Instruction
Could you write out every record below exactly, leaving out any pictures?

——

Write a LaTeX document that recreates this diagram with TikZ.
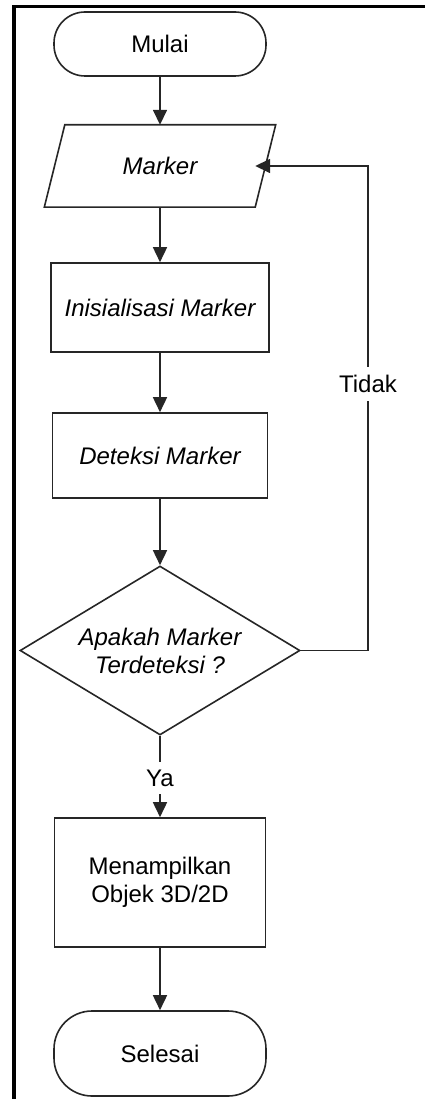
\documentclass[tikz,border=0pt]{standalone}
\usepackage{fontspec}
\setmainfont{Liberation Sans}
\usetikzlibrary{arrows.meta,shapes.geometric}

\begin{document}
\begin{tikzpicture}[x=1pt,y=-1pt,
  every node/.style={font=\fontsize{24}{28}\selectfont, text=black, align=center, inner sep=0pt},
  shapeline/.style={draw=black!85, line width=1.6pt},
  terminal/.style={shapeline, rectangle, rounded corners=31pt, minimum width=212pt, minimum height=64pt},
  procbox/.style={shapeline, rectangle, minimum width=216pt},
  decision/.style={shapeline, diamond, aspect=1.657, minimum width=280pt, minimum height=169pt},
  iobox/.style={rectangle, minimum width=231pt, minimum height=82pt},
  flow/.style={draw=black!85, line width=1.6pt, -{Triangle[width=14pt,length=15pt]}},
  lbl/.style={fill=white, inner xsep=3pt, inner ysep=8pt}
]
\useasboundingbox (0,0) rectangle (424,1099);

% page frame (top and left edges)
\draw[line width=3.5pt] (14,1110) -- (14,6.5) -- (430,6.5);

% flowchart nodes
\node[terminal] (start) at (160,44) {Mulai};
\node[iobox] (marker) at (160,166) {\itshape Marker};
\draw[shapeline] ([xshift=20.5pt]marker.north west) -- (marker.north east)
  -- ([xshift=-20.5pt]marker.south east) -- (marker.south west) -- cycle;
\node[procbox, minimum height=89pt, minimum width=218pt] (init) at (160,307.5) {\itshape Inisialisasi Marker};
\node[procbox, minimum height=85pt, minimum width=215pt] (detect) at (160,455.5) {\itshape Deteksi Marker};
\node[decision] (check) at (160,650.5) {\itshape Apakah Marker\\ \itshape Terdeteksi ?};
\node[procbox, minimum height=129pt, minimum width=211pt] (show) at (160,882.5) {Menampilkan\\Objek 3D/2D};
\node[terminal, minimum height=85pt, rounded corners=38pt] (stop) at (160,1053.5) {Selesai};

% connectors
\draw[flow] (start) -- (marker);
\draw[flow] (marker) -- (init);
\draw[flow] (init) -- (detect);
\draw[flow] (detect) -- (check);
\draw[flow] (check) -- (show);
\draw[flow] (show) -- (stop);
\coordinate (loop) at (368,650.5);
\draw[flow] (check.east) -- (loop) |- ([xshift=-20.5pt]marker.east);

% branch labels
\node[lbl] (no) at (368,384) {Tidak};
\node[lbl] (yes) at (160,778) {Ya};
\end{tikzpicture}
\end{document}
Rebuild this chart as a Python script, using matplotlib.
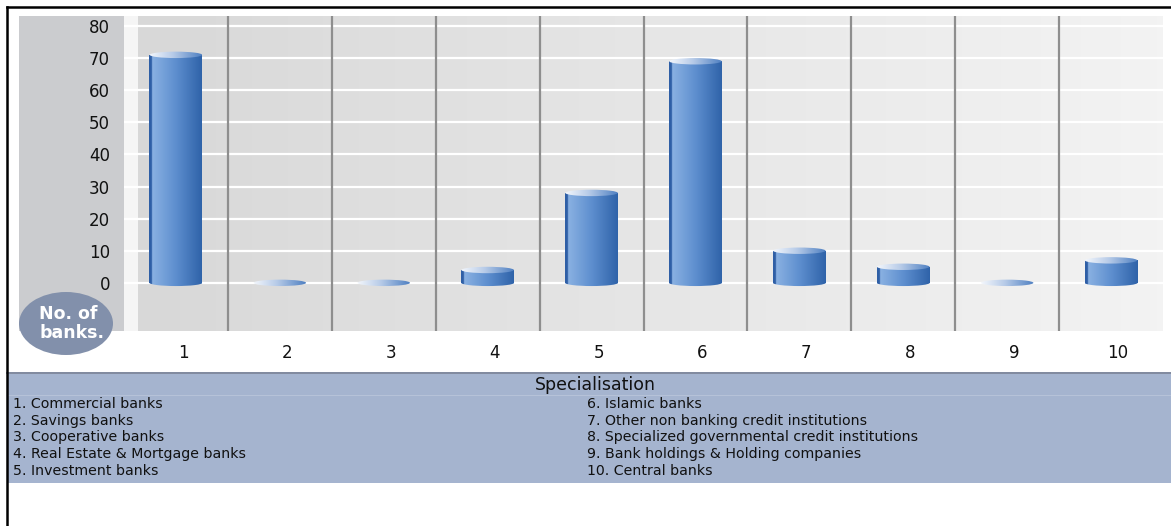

——

Written answer
Write a LaTeX document that recreates this diagram with TikZ.
\documentclass[tikz,border=0pt]{standalone}
\usepackage{fontspec}
\setmainfont{Liberation Sans}
\usetikzlibrary{arrows.meta,shapes.geometric}

\begin{document}
\begin{tikzpicture}[x=1pt,y=-1pt,
  every node/.style={font=\fontsize{24}{28}\selectfont, text=black, align=center, inner sep=0pt},
  shapeline/.style={draw=black!85, line width=1.6pt},
  terminal/.style={shapeline, rectangle, rounded corners=31pt, minimum width=212pt, minimum height=64pt},
  procbox/.style={shapeline, rectangle, minimum width=216pt},
  decision/.style={shapeline, diamond, aspect=1.657, minimum width=280pt, minimum height=169pt},
  iobox/.style={rectangle, minimum width=231pt, minimum height=82pt},
  flow/.style={draw=black!85, line width=1.6pt, -{Triangle[width=14pt,length=15pt]}},
  lbl/.style={fill=white, inner xsep=3pt, inner ysep=8pt}
]
\useasboundingbox (0,0) rectangle (424,1099);

% page frame (top and left edges)
\draw[line width=3.5pt] (14,1110) -- (14,6.5) -- (430,6.5);

% flowchart nodes
\node[terminal] (start) at (160,44) {Mulai};
\node[iobox] (marker) at (160,166) {\itshape Marker};
\draw[shapeline] ([xshift=20.5pt]marker.north west) -- (marker.north east)
  -- ([xshift=-20.5pt]marker.south east) -- (marker.south west) -- cycle;
\node[procbox, minimum height=89pt, minimum width=218pt] (init) at (160,307.5) {\itshape Inisialisasi Marker};
\node[procbox, minimum height=85pt, minimum width=215pt] (detect) at (160,455.5) {\itshape Deteksi Marker};
\node[decision] (check) at (160,650.5) {\itshape Apakah Marker\\ \itshape Terdeteksi ?};
\node[procbox, minimum height=129pt, minimum width=211pt] (show) at (160,882.5) {Menampilkan\\Objek 3D/2D};
\node[terminal, minimum height=85pt, rounded corners=38pt] (stop) at (160,1053.5) {Selesai};

% connectors
\draw[flow] (start) -- (marker);
\draw[flow] (marker) -- (init);
\draw[flow] (init) -- (detect);
\draw[flow] (detect) -- (check);
\draw[flow] (check) -- (show);
\draw[flow] (show) -- (stop);
\coordinate (loop) at (368,650.5);
\draw[flow] (check.east) -- (loop) |- ([xshift=-20.5pt]marker.east);

% branch labels
\node[lbl] (no) at (368,384) {Tidak};
\node[lbl] (yes) at (160,778) {Ya};
\end{tikzpicture}
\end{document}
Rebuild this chart as a Python script, using matplotlib.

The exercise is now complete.